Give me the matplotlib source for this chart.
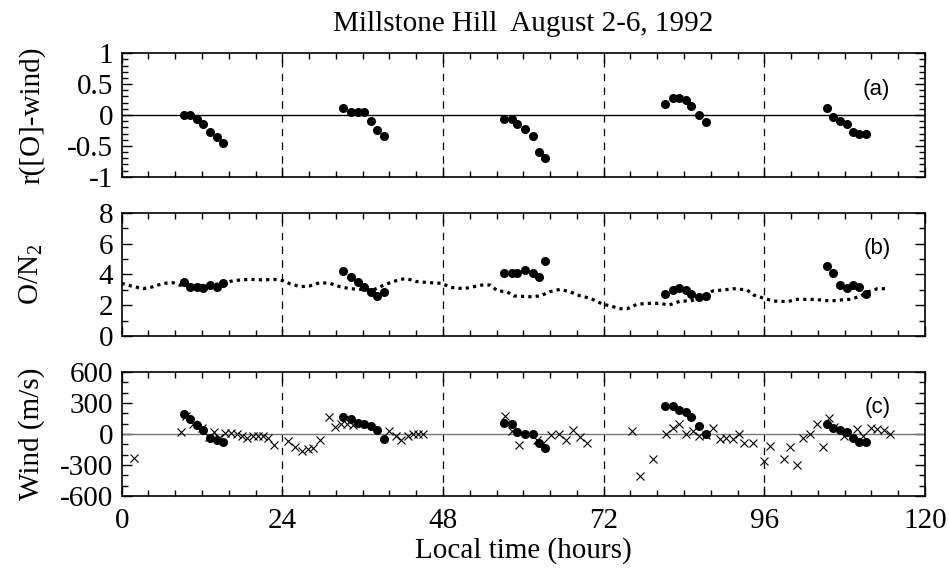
import numpy as np
import matplotlib.pyplot as plt
from matplotlib.ticker import MultipleLocator

# ---- data ----
# (a) correlation [O]-wind, 5 daily groups
corr_t = [9.3, 10.2, 11.3, 12.2, 13.2, 14.3, 15.2,
          33.1, 34.2, 35.3, 36.2, 37.3, 38.1, 39.2,
          57.1, 58.3, 59.1, 60.3, 61.4, 62.3, 63.3,
          81.2, 82.3, 83.2, 84.3, 85.1, 86.3, 87.3,
          105.3, 106.2, 107.3, 108.4, 109.2, 110.2, 111.2]
corr_v = [0.0, 0.0, -0.065, -0.15, -0.27, -0.36, -0.45,
          0.12, 0.054, 0.054, 0.054, -0.1, -0.24, -0.34,
          -0.065, -0.065, -0.15, -0.22, -0.34, -0.6, -0.69,
          0.18, 0.27, 0.27, 0.24, 0.15, 0.0, -0.12,
          0.12, -0.03, -0.09, -0.15, -0.27, -0.3, -0.3]

# (b) measured O/N2
on2_v = [3.5, 3.2, 3.2, 3.1, 3.33, 3.2, 3.46,
         4.2, 3.81, 3.5, 3.2, 2.88, 2.6, 2.86,
         4.07, 4.07, 4.07, 4.29, 4.07, 3.81, 4.89,
         2.73, 2.99, 3.1, 2.99, 2.73, 2.51, 2.6,
         4.55, 4.07, 3.33, 3.1, 3.33, 3.2, 2.73]

# (b) model O/N2 (dotted)
model_t = [0.0, 1.2, 3.2, 4.7, 6.2, 7.7, 8.7, 10.2, 13.2, 15.2, 16.7, 19.2,
           21.2, 22.7, 24.0, 25.2, 26.7, 28.1, 29.6, 31.1, 32.6, 34.1, 35.6,
           37.6, 38.6, 40.1, 41.6, 42.6, 44.1, 46.1, 47.8, 49.1, 51.1, 52.6,
           54.1, 55.1, 56.1, 57.6, 58.6, 61.0, 62.5, 64.0, 65.5, 67.0, 68.5,
           70.0, 71.8, 73.0, 74.5, 75.5, 77.0, 78.5, 80.5, 81.7, 83.5, 85.0,
           86.4, 88.4, 89.9, 91.4, 93.4, 94.4, 95.9, 97.4, 99.4, 100.9, 102.9,
           104.4, 105.9, 107.4, 108.9, 110.4, 111.6, 112.9, 114.6]
model_v = [3.42, 3.27, 3.07, 3.2, 3.42, 3.46, 3.3, 3.25, 3.3, 3.42, 3.6, 3.68,
           3.64, 3.68, 3.6, 3.38, 3.2, 3.25, 3.46, 3.42, 3.2, 3.07, 3.03,
           2.99, 3.2, 3.46, 3.68, 3.72, 3.53, 3.46, 3.42, 3.16, 3.07, 3.2,
           3.33, 3.3, 2.94, 2.86, 2.6, 2.55, 2.6, 2.88, 3.03, 2.86, 2.6,
           2.45, 2.08, 1.95, 1.77, 1.77, 2.06, 2.12, 2.12, 2.0, 2.27, 2.27,
           2.51, 2.94, 2.99, 3.07, 2.99, 2.66, 2.45, 2.27, 2.23, 2.38, 2.38,
           2.34, 2.27, 2.34, 2.38, 2.6, 2.88, 3.07, 3.07]

# (c) wind derived from [O] (dots)
windO_v = [198, 144, 86, 35, -41, -54, -73,
           163, 144, 108, 99, 73, 35, -51,
           108, 92, 22, 3, 3, -83, -140,
           268, 268, 230, 214, 163, 73, 3,
           93, 54, 35, 16, -35, -73, -73]

# (c) measured wind (crosses)
wind_t = [1.8, 8.8, 9.6, 10.6, 12.0, 13.1, 13.8, 14.6, 15.5, 16.3, 17.2, 18.0,
          18.7, 19.6, 20.4, 21.1, 21.8, 22.7, 24.9, 25.9, 26.9, 27.9, 28.6,
          29.7, 31.0, 31.9, 32.7, 33.6, 34.5, 39.9, 41.0, 41.7, 42.7, 43.5,
          44.2, 45.0, 57.2, 58.3, 59.3, 62.0, 63.0, 64.1, 65.3, 66.4, 67.4,
          68.4, 69.5, 76.3, 77.4, 79.4, 81.3, 82.4, 83.2, 84.3, 85.3, 86.3,
          87.3, 88.3, 89.4, 90.3, 91.3, 92.2, 93.0, 94.3, 95.9, 96.8, 98.9,
          99.8, 100.9, 101.8, 102.8, 103.9, 104.8, 105.6, 106.4, 107.9, 109.8,
          110.8, 112.0, 112.9, 113.9, 114.8]
wind_v = [-233, 19, 170, 93, 61, -29, 22, -35, 10, 10, -3, -19,
          -35, -16, -16, -16, -35, -105, -67, -124, -163, -150, -140,
          -55, 163, 67, 93, 93, 86, 29, -22, -61, -22, -3,
          3, 3, 179, 29, -108, -61, -83, -10, 3, -57, 35,
          -26, -89, 29, -411, -242, -3, 54, 93, 3, 29, -19,
          -13, 61, -45, -35, -51, -3, -86, -86, -265, -115, -246,
          -124, -297, -35, 3, 93, -124, 156, 67, -19, 45,
          -19, 61, 45, 35, 3]

day_marks = [24, 48, 72, 96]

plt.rcParams['font.family'] = 'Liberation Serif'
plt.rcParams['mathtext.fontset'] = 'custom'
plt.rcParams['mathtext.rm'] = 'Liberation Serif'
plt.rcParams['mathtext.it'] = 'Liberation Serif'
plt.rcParams['axes.unicode_minus'] = False

fig = plt.figure(figsize=(9.49, 5.74), dpi=100)
left, width = 0.1282, 0.8465
ax_a = fig.add_axes([left, 0.6922, width, 0.2149])
ax_b = fig.add_axes([left, 0.4146, width, 0.2148])
ax_c = fig.add_axes([left, 0.1359, width, 0.2160])

fs = 21
for ax in (ax_a, ax_b, ax_c):
    ax.set_xlim(0, 120)
    ax.xaxis.set_major_locator(MultipleLocator(24))
    ax.xaxis.set_minor_locator(MultipleLocator(4))
    ax.tick_params(which='both', direction='in', top=True, right=True, width=1)
    ax.tick_params(which='major', length=7, labelsize=fs)
    ax.tick_params(which='minor', length=4)
    ax.tick_params(axis='y', which='major', pad=6)
    ax.tick_params(axis='x', which='major', pad=9)
    for s in ax.spines.values():
        s.set_linewidth(1.2)
    for d in day_marks:
        ax.axvline(d, color='black', lw=0.9, ls=(0, (6, 5)))

lab_kw = dict(ha='right', va='center', family='Liberation Sans', fontsize=16)

# (a)
ax_a.axhline(0, color='black', lw=1)
ax_a.plot(corr_t, corr_v, 'o', color='black', ms=5.5)
ax_a.set_ylim(-1, 1)
ax_a.yaxis.set_minor_locator(MultipleLocator(0.1))
ax_a.set_yticks([-1, -0.5, 0, 0.5, 1])
ax_a.set_yticklabels(['-1', '-0.5', '0', '0.5', '1'])
ax_a.tick_params(labelbottom=False)
ax_a.set_ylabel('r([O]-wind)', fontsize=fs)
ax_a.text(0.957, 0.71, '(a)', transform=ax_a.transAxes, **lab_kw)
ax_a.set_title('Millstone Hill  August 2-6, 1992', fontsize=fs, pad=16)

# (b)
ax_b.plot(model_t, model_v, color='black', lw=2.3, ls=(0, (1, 1.3)))
ax_b.plot(corr_t, on2_v, 'o', color='black', ms=5.5)
ax_b.set_ylim(0, 8)
ax_b.yaxis.set_major_locator(MultipleLocator(2))
ax_b.yaxis.set_minor_locator(MultipleLocator(1))
ax_b.tick_params(labelbottom=False)
ax_b.set_ylabel('O/N$_2$', fontsize=fs)
ax_b.text(0.957, 0.71, '(b)', transform=ax_b.transAxes, **lab_kw)

# (c)
ax_c.axhline(0, color='#777777', lw=1)
ax_c.plot(corr_t, windO_v, 'o', color='black', ms=5.5)
ax_c.plot(wind_t, wind_v, 'x', color='black', ms=6, mew=0.8)
ax_c.set_ylim(-600, 600)
ax_c.yaxis.set_major_locator(MultipleLocator(300))
ax_c.yaxis.set_minor_locator(MultipleLocator(100))
ax_c.set_ylabel('Wind (m/s)', fontsize=fs)
ax_c.set_xlabel('Local time (hours)', fontsize=fs, labelpad=2)
ax_c.text(0.957, 0.71, '(c)', transform=ax_c.transAxes, **lab_kw)

for ax in (ax_a, ax_b, ax_c):
    ax.yaxis.set_label_coords(-0.095, 0.5)

fig.savefig('out.png', dpi=100)
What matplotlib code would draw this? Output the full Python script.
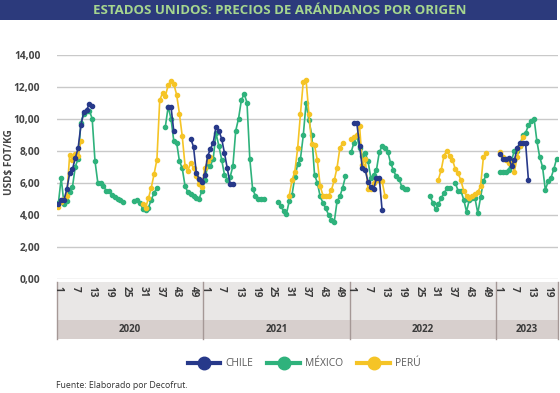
import numpy as np
import matplotlib
matplotlib.use("Agg")
import matplotlib.pyplot as plt
from matplotlib.patches import Rectangle
from matplotlib.lines import Line2D
import matplotlib.transforms as mtransforms

N = None

years = ["2020", "2021", "2022", "2023"]
weeks_per_year = [52, 52, 52, 22]
tick_weeks = [1, 7, 13, 19, 25, 31, 37, 43, 49]

chile_2020 = ([4.7, 4.95, 4.95, 5.6, 6.6, 6.85, 7.55, 8.15, 9.6, 10.4, 10.55, 10.9, 10.8]
              + [N] * 26 + [10.75, 10.75, 9.2] + [N] * 5
              + [8.75, 8.25, 6.6, 6.25, 6.05])
chile_2021 = [6.5, 7.65, 8.1, 8.5, 9.5, 9.25, 8.75, 7.85, 6.9, 5.95, 5.95] + [N] * 41
chile_2022 = [N, 9.75, 9.75, 8.3, 6.9, 6.8, 6.05, 5.75, 5.6, 6.3, 6.3, 4.3] + [N] * 40
chile_2023 = [N, 7.8, 7.5, 7.5, 7.55, 7.05, 7.4, 8.15, 8.5, 8.5, 8.45, 6.15] + [N] * 10

mexico_2020 = ([4.75, 6.3, 4.65, 4.85, 5.4, 5.75, 7.0, 7.5, 9.75, 10.3, 10.45, 10.5,
                10.0, 7.35, 6.0, 6.0, 5.8, 5.5, 5.5, 5.25, 5.1, 5.0, 4.9, 4.8]
               + [N] * 3 + [4.85, 4.95, 4.75, 4.35, 4.3, 4.45, 4.95, 5.35, 5.7]
               + [N] * 2 + [9.5, 10.75, 10.0, 8.6, 8.5, 7.35, 6.9, 5.8, 5.4, 5.3,
                            5.15, 5.05, 5.0, 5.5])
mexico_2021 = ([6.15, 7.05, 7.05, 7.5, 9.1, 8.3, 7.45, 6.5, 6.2, 6.35, 7.05, 9.25,
                10.0, 11.15, 11.55, 11.0, 7.5, 5.6, 5.2, 5.0, 5.0, 5.0]
               + [N] * 4 + [4.8, 4.55, 4.25, 4.05, 4.85, 5.25, 6.35, 7.15, 7.5, 8.95,
                            11.0, 9.9, 9.0, 6.5, 6.0, 5.15, 4.75, 4.4, 4.0, 3.7, 3.55,
                            4.85, 5.15, 5.7, 6.4] + [N])
mexico_2022 = ([7.9, 8.5, 8.9, 8.2, 7.65, 7.85, 7.35, 6.3, 6.5, 6.8, 7.9, 8.3, 8.15,
                7.95, 7.25, 6.8, 6.4, 6.25, 5.75, 5.6, 5.6]
               + [N] * 7 + [5.2, 4.75, 4.35, 4.65, 5.05, 5.35, 5.65, 5.65]
               + [N] + [6.0, 5.5, 5.5, 4.95, 4.2, 4.95, 5.05, 5.05, 4.1, 5.1, 6.1, 6.5]
               + [N] * 3)
mexico_2023 = [N, 6.7, 6.65, 6.65, 6.8, 7.4, 8.0, 8.0, 8.3, 9.0, 9.1, 9.6, 9.85, 10.0,
               8.6, 7.6, 7.0, 5.55, 6.1, 6.3, 6.85, 7.5]

peru_2020 = ([4.5, 4.8, 5.0, 5.15, 7.75, 7.45, 7.8, 7.65, 8.6] + [N] * 21
             + [4.65, 4.45, 5.05, 5.7, 6.55, 7.45, 11.15, 11.6, 11.4, 12.1, 12.35,
                12.15, 11.5, 10.3, 8.9, 7.05, 6.75, 7.25, 6.95, 6.4, 5.9, 5.75])
peru_2021 = ([6.9, 7.35, 7.6] + [N] * 27
             + [5.2, 6.15, 6.7, 8.15, 10.3, 12.3, 12.4, 10.3, 8.4, 8.35, 7.4, 5.8,
                5.2, 5.2, 5.2, 5.55, 6.15, 6.95, 8.15, 8.5] + [N] * 2)
peru_2022 = ([8.75, 8.85, 8.95, 9.55, 7.1, 7.5, 5.6, 5.6, 6.0, 6.2, 6.2, 6.1, 5.2]
             + [N] * 18
             + [6.2, 6.8, 7.7, 8.0, 7.7, 7.45, 6.85, 6.6, 6.15, 5.5, 5.2, 5.05, 5.2,
                5.3, 5.4, 5.8, 7.6, 7.85] + [N] * 3)
peru_2023 = [N, 7.95, 7.6, 7.4, 7.25, 7.25, 6.7, 7.6, 8.3, 8.85] + [N] * 12

series = [
    ("MÉXICO", "#2fb27c", [mexico_2020, mexico_2021, mexico_2022, mexico_2023]),
    ("PERÚ", "#f5c426", [peru_2020, peru_2021, peru_2022, peru_2023]),
    ("CHILE", "#27398a", [chile_2020, chile_2021, chile_2022, chile_2023]),
]

plt.rcParams['font.family'] = ['Open Sans', 'DejaVu Sans']

W, H = 560, 393
fig = plt.figure(figsize=(W / 100, H / 100), dpi=100)

def fx(px):
    return px / W

def fy(py):
    return 1 - py / H

left, right, top, bottom = 57, 558, 54.5, 279
ax = fig.add_axes([fx(left), fy(bottom), fx(right - left), (bottom - top) / H])

total = sum(weeks_per_year)
x = np.arange(total)

for name, color, parts in series:
    vals = []
    for p in parts:
        vals.extend(p)
    y = np.array([np.nan if v is None else v for v in vals], dtype=float)
    ax.plot(x, y, color=color, lw=1.2, marker='o', ms=3.0, mec=color, mfc=color,
            zorder=3)

ax.set_xlim(-0.5, total - 0.5)
ax.set_ylim(0, 14)
ax.set_yticks(np.arange(0, 15, 2))
ax.set_yticklabels([f"{v:.2f}".replace('.', ',') for v in np.arange(0, 15, 2)],
                   fontsize=7.4, fontweight='bold', color='#444444')
ax.tick_params(axis='y', length=0, pad=12)
ax.set_xticks([])
ax.grid(axis='y', color='#c9c9c9', lw=1.0)
ax.set_axisbelow(True)
for s in ax.spines.values():
    s.set_visible(False)

# category band
trans = mtransforms.blended_transform_factory(ax.transData, fig.transFigure)
band_top, band_mid, band_bot = 281.5, 320, 339
ax.add_patch(Rectangle((-0.5, fy(band_mid)), total, (band_mid - band_top) / H,
                       transform=trans, facecolor='#e9e7e6', edgecolor='none',
                       clip_on=False, zorder=1))
ax.add_patch(Rectangle((-0.5, fy(band_bot)), total, (band_bot - band_mid) / H,
                       transform=trans, facecolor='#d7cfcd', edgecolor='none',
                       clip_on=False, zorder=1))
start = 0
bounds = [-0.5]
for yr, n in zip(years, weeks_per_year):
    for w in tick_weeks:
        if w <= n:
            ax.text(start + w - 1, fy(band_top + 4), str(w), transform=trans,
                    rotation=-90, ha='center', va='top', fontsize=7.2,
                    fontweight='bold', color='#3a3a3a', clip_on=False)
    ax.text(start + n / 2 - 0.5, fy((band_mid + band_bot) / 2), yr, transform=trans,
            ha='center', va='center', fontsize=7, fontweight='bold',
            color='#3a3a3a', clip_on=False)
    start += n
    bounds.append(start - 0.5)
for b in bounds:
    ax.add_line(Line2D([b, b], [fy(band_top), fy(band_bot)], transform=trans,
                       color='#a59896', lw=1.0, clip_on=False, zorder=2))

# title band
fig.add_artist(Rectangle((0, fy(19.5)), fx(557), 19.5 / H, transform=fig.transFigure,
                         facecolor='#2c3a7c', edgecolor='none'))
fig.text(0.5, fy(10), "ESTADOS UNIDOS: PRECIOS DE ARÁNDANOS POR ORIGEN",
         ha='center', va='center', fontsize=9.5, fontweight='bold', color='#a6d68f')

fig.text(fx(10), fy(162), "USD$ FOT/KG", rotation=90, ha='center', va='center',
         fontsize=7.2, fontweight='bold', color='#444444')

handles = []
for name in ["CHILE", "MÉXICO", "PERÚ"]:
    col = [c for nm, c, _ in series if nm == name][0]
    handles.append(Line2D([], [], color=col, lw=3, marker='o', ms=9, label=name))
fig.legend(handles=handles, loc='center', bbox_to_anchor=(fx(304), fy(364)),
           ncol=3, frameon=False, fontsize=7.4, handlelength=3.2, handletextpad=0.45,
           columnspacing=1.4, labelcolor='#5a5a5a')

fig.text(fx(56), fy(386), "Fuente: Elaborado por Decofrut.", ha='left', va='center',
         fontsize=6.3, color='#333333')

fig.savefig("out.png", dpi=100)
########################################
_What you should do_
Restate the lines of the records exactly, starting at the first and stopping after the line with "from matplotlib.ticker import MultipleLocator". Leave out any picture.

_Finished answer_
Give me the matplotlib source for this chart.
import numpy as np
import matplotlib.pyplot as plt
from matplotlib.ticker import MultipleLocator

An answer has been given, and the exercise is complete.